Agricultural intensification—activities that aim to increase either the productivity or profitability of agricultural land—tends to get high priority as a strategy for sustainable food production. But how positive outcomes can be achieved in different regions has been unclear, according to the authors.
This knowledge gap was their motivation to analyse the twin impacts of agricultural intensification in low- and middle-income countries.
Change is often induced or imposed for more vulnerable population groups who often lack sufficient money or security of land tenure.

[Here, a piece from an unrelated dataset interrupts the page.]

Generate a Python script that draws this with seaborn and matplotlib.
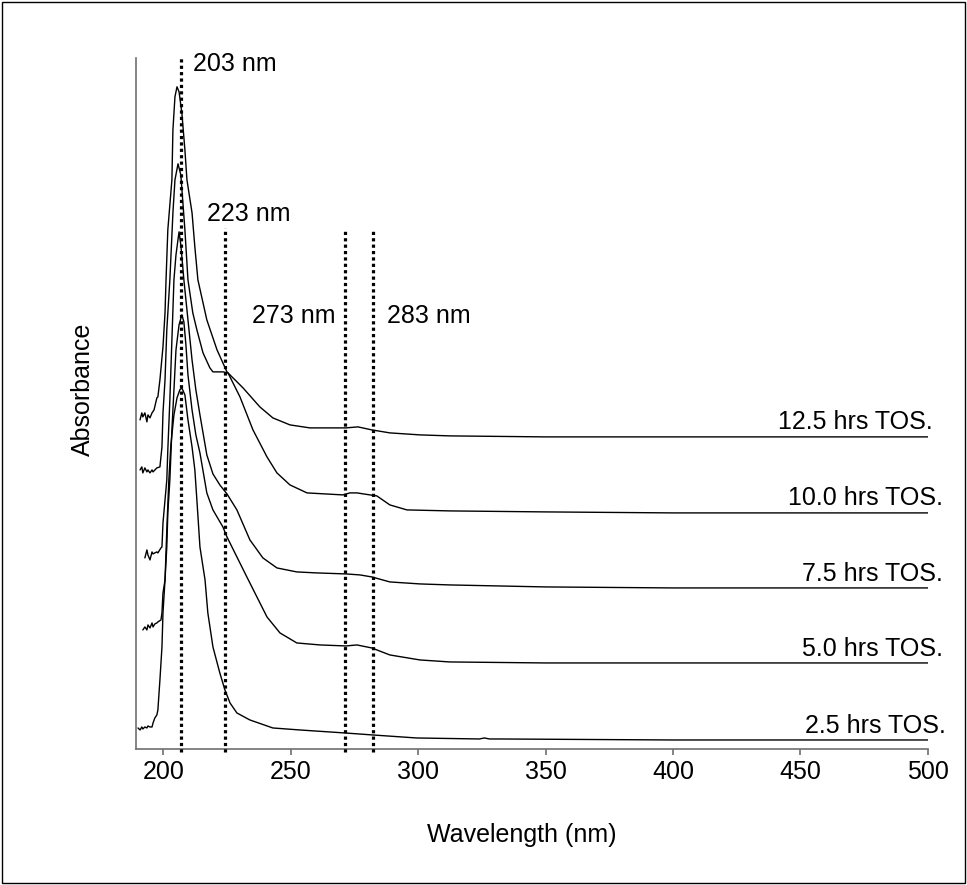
import matplotlib
matplotlib.use("Agg")
import matplotlib.pyplot as plt
from matplotlib.patches import Rectangle
import seaborn as sns
import pandas as pd

# UV-Vis spectra recorded at increasing time on stream (TOS), stacked vertically.
# Wavelengths (nm) and offset absorbance (arb. units) for each trace.
labels = ["2.5 hrs TOS.", "5.0 hrs TOS.", "7.5 hrs TOS.", "10.0 hrs TOS.", "12.5 hrs TOS."]

wl_2_5 = [190.1, 190.9, 191.6, 192.0, 192.8, 193.6, 194.0, 194.8, 195.6, 196.0, 196.7, 197.5,
          197.9, 198.7, 199.5, 199.9, 200.7, 201.4, 202.2, 203.0, 204.2, 205.4, 206.5, 207.3,
          208.5, 209.7, 211.3, 212.4, 213.2, 214.4, 216.4, 217.5, 219.5, 222.2, 224.2, 226.2,
          228.9, 234.0, 243.0, 253.6, 271.3, 282.2, 299.4, 324.0, 326.0, 328.0, 332.0, 400.0,
          450.0, 500.0]
ab_2_5 = [0.21, 0.19, 0.22, 0.20, 0.22, 0.21, 0.23, 0.22, 0.22, 0.26, 0.31, 0.34,
          0.39, 0.69, 1.02, 1.36, 1.69, 2.19, 2.69, 3.04, 3.34, 3.51, 3.59, 3.61,
          3.54, 3.29, 3.02, 2.79, 2.49, 2.02, 1.69, 1.36, 1.02, 0.76, 0.59, 0.46,
          0.36, 0.29, 0.21, 0.19, 0.16, 0.14, 0.11, 0.10, 0.11, 0.10, 0.10, 0.09,
          0.09, 0.09]

wl_5_0 = [192.0, 192.8, 193.6, 194.0, 194.8, 195.6, 196.0, 196.7, 197.5, 197.9, 199.1, 199.5,
          199.9, 200.7, 201.4, 201.8, 202.6, 203.4, 204.2, 205.0, 206.2, 207.3, 208.1, 208.9,
          209.7, 211.3, 212.8, 214.4, 217.1, 219.5, 223.4, 225.0, 232.8, 240.7, 245.8, 252.4,
          261.5, 271.7, 276.0, 281.8, 288.9, 300.7, 312.4, 350.0, 400.0, 450.0, 500.0]
ab_5_0 = [1.19, 1.22, 1.19, 1.24, 1.21, 1.26, 1.22, 1.25, 1.26, 1.27, 1.29, 1.36,
          1.56, 1.69, 2.02, 2.36, 2.69, 3.19, 3.59, 3.99, 4.24, 4.34, 4.27, 4.04,
          3.74, 3.39, 3.14, 2.96, 2.56, 2.39, 2.22, 2.12, 1.72, 1.32, 1.16, 1.06,
          1.04, 1.03, 1.04, 1.01, 0.94, 0.89, 0.87, 0.86, 0.86, 0.86, 0.86]

wl_7_5 = [192.8, 193.6, 194.0, 194.8, 195.6, 196.0, 196.7, 197.5, 197.9, 199.1, 199.5, 199.9,
          200.7, 201.4, 201.8, 202.6, 203.4, 204.2, 205.0, 206.2, 206.9, 208.1, 209.7, 211.3,
          212.8, 214.4, 217.1, 219.5, 222.2, 225.0, 228.9, 234.0, 239.1, 244.6, 252.4, 260.3,
          271.7, 277.2, 281.8, 288.9, 300.7, 312.4, 350.0, 400.0, 450.0, 500.0]
ab_7_5 = [1.91, 1.99, 1.94, 1.89, 1.97, 1.95, 1.96, 1.97, 1.96, 2.01, 2.02, 2.26,
          2.49, 2.69, 2.99, 3.49, 4.09, 4.69, 4.94, 5.17, 5.04, 4.69, 4.29, 3.89,
          3.59, 3.34, 2.94, 2.75, 2.64, 2.55, 2.39, 2.09, 1.91, 1.81, 1.77, 1.76,
          1.75, 1.74, 1.72, 1.67, 1.65, 1.64, 1.62, 1.61, 1.61, 1.61]

wl_10_0 = [190.9, 191.6, 192.0, 192.8, 193.6, 194.0, 194.8, 195.6, 196.0, 197.5, 198.7, 199.5,
           199.9, 200.7, 201.4, 202.6, 203.8, 204.6, 205.8, 206.9, 208.5, 209.7, 211.6, 213.2,
           215.6, 218.3, 219.5, 223.4, 225.4, 230.1, 235.2, 240.7, 244.6, 249.7, 256.4, 270.5,
           273.2, 276.0, 281.1, 283.8, 288.9, 295.6, 312.4, 350.0, 400.0, 450.0, 500.0]
ab_10_0 = [2.79, 2.82, 2.76, 2.81, 2.77, 2.79, 2.76, 2.79, 2.77, 2.81, 2.82, 3.02,
           3.36, 3.69, 4.19, 4.69, 5.36, 5.69, 5.85, 5.74, 5.19, 4.69, 4.36, 4.19,
           3.96, 3.81, 3.77, 3.77, 3.76, 3.52, 3.19, 2.92, 2.76, 2.64, 2.56, 2.54,
           2.56, 2.56, 2.54, 2.53, 2.44, 2.39, 2.38, 2.37, 2.36, 2.36, 2.36]

wl_12_5 = [190.9, 191.6, 192.0, 192.8, 193.6, 194.0, 194.8, 195.6, 196.4, 197.5, 197.9, 198.7,
           199.9, 200.7, 201.1, 201.8, 203.4, 203.8, 204.6, 205.4, 206.2, 207.3, 208.5, 209.3,
           211.3, 212.4, 213.6, 217.1, 221.1, 225.0, 231.3, 237.9, 243.0, 249.7, 257.5, 271.7,
           276.4, 281.8, 288.9, 300.7, 312.4, 350.0, 400.0, 450.0, 500.0]
ab_12_5 = [3.29, 3.36, 3.32, 3.36, 3.27, 3.34, 3.31, 3.36, 3.39, 3.51, 3.52, 3.69,
           4.02, 4.36, 4.69, 5.19, 5.69, 6.19, 6.52, 6.62, 6.57, 6.36, 5.99, 5.69,
           5.36, 5.02, 4.69, 4.29, 3.99, 3.77, 3.61, 3.42, 3.31, 3.24, 3.21, 3.21,
           3.22, 3.19, 3.16, 3.14, 3.13, 3.12, 3.12, 3.12, 3.12]

# Label anchor heights for each trace (same units as the traces)
label_y = [0.23, 1.00, 1.75, 2.51, 3.27]
label_x = [507.0, 506.0, 506.0, 506.0, 502.0]

# Marked band positions: where the guide line is drawn, its label and where it starts
band_pos = [206.9, 224.3, 271.5, 282.1]
band_top = [6.91, 5.21, 5.20, 5.20]
band_text = ["203 nm", "223 nm", "273 nm", "283 nm"]
band_text_xy = [(211.6, 6.85), (217.1, 5.35), (234.8, 4.33), (287.7, 4.33)]

x_ticks = [200, 250, 300, 350, 400, 450, 500]

sns.set_style("white")
plt.rcParams["font.family"] = ["Liberation Sans", "DejaVu Sans"]
plt.rcParams["text.color"] = "black"
plt.rcParams["axes.labelcolor"] = "black"
plt.rcParams["xtick.color"] = "black"

FS = 18

fig = plt.figure(figsize=(9.67, 8.85), dpi=100)
ax = fig.add_axes([0.1406, 0.1537, 0.819, 0.781])

traces = [(wl_2_5, ab_2_5), (wl_5_0, ab_5_0), (wl_7_5, ab_7_5),
          (wl_10_0, ab_10_0), (wl_12_5, ab_12_5)]
frames = []
for name, (wl, ab) in zip(labels, traces):
    frames.append(pd.DataFrame({"wavelength": wl, "absorbance": ab, "trace": name}))
df = pd.concat(frames, ignore_index=True)

for name in labels:
    sub = df[df["trace"] == name]
    sns.lineplot(data=sub, x="wavelength", y="absorbance", ax=ax, color="black",
                 lw=1.0, sort=False, estimator=None, legend=False)

for name, lx, ly in zip(labels, label_x, label_y):
    ax.text(lx, ly, name, ha="right", va="center", fontsize=FS, color="black",
            clip_on=False)

for pos, top in zip(band_pos, band_top):
    ax.plot([pos, pos], [-0.03, top], color="black", lw=2.3,
            linestyle=(0, (1, 1)), clip_on=False, zorder=3)
for txt, (tx, ty) in zip(band_text, band_text_xy):
    ax.text(tx, ty, txt, ha="left", va="center", fontsize=FS, color="black",
            clip_on=False)

ax.set_xlim(189.3, 500)
ax.set_ylim(0, 6.91)
ax.set_xticks(x_ticks)
ax.set_yticks([])
ax.tick_params(axis="x", direction="out", length=4, width=1.2, color="#707070",
               labelcolor="black", labelsize=FS, pad=4, bottom=True)
for side in ["top", "right"]:
    ax.spines[side].set_visible(False)
for side in ["left", "bottom"]:
    ax.spines[side].set_color("#707070")
    ax.spines[side].set_linewidth(1.2)

ax.set_xlabel("Wavelength (nm)", fontsize=FS, color="black")
ax.set_ylabel("Absorbance", fontsize=FS, color="black")
ax.xaxis.label.set_va("center")
ax.yaxis.label.set_va("center")
ax.xaxis.set_label_coords(0.487, -0.1245)
ax.yaxis.set_label_coords(-0.067, 0.52)

fig.patches.append(Rectangle((0.002, 0.002), 0.996, 0.996, transform=fig.transFigure,
                             fill=False, edgecolor="black", lw=1.0))

fig.savefig("out.png", dpi=100)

Laura Vang Rasmussen, University of British Columbia
The findings, published last month (14 June), are based on 53 peer-reviewed papers published from 1997 to 2017, with 15 of the 60 case studies focusing on African countries: Ethiopia, Madagascar, Niger, Nigeria, Rwanda, Senegal, Uganda and Zambia.
The researcher team analysed wellbeing using indicators such as income, education, health and food security. Ecosystem services were assessed with indicators including biodiversity, cultural heritage and water purification.
“Only 17 per cent of our cases were categorised as having overall win–win outcomes [for ecosystems and wellbeing],” the authors write in the journal.
In the case of biodiversity, whereas only 12 per cent of cases had positive outcomes, 45 per cent had negative outcomes.
According to Laura Vang Rasmussen, lead author of the study and a postdoctoral fellow at the Department of Forest and Conservation Sciences at the University of British Columbia in Canada, although agricultural intensification is often considered the backbone of food security, the reality is that it often undermines conditions for sustainability such as biodiversity, soil formation and water regulation that may be critical for supporting stable food production over the long term.
In Ethiopia, for example, intensified coffee production driven by investors and state enterprises contributes to declining access to, and availability of, ecosystem services—and this has negative impacts on the wellbeing of local minority groups who rely on these services for their livelihoods.
African countries need to look at how intensification is introduced—whether or not it is initiated by farmers themselves, according to Rasmussen. “Change is often induced or imposed for more vulnerable population groups who often lack sufficient money or security of land tenure to make these changes work,” she says. Rasmussen explains that smallholders in the cases studied often struggle to move from subsistence to commercial farming, and the challenges involved are not currently well reflected in many intensification strategies.
Phil Dobie, a senior fellow at Kenya-headquartered World Agroforestry Centre, believes the study is important in its aim to investigate how to successfully achieve sustainable intensification, which he says is a poorly defined term.
“It is possible that the aspiration of achieving agricultural intensification with simultaneous environmental protection and improved human wellbeing will only be achieved … within economies that provide the necessary means of improving human wellbeing,” adds Dobie. He believes that relying on the agricultural sector alone will make it impossible to achieve agricultural intensification.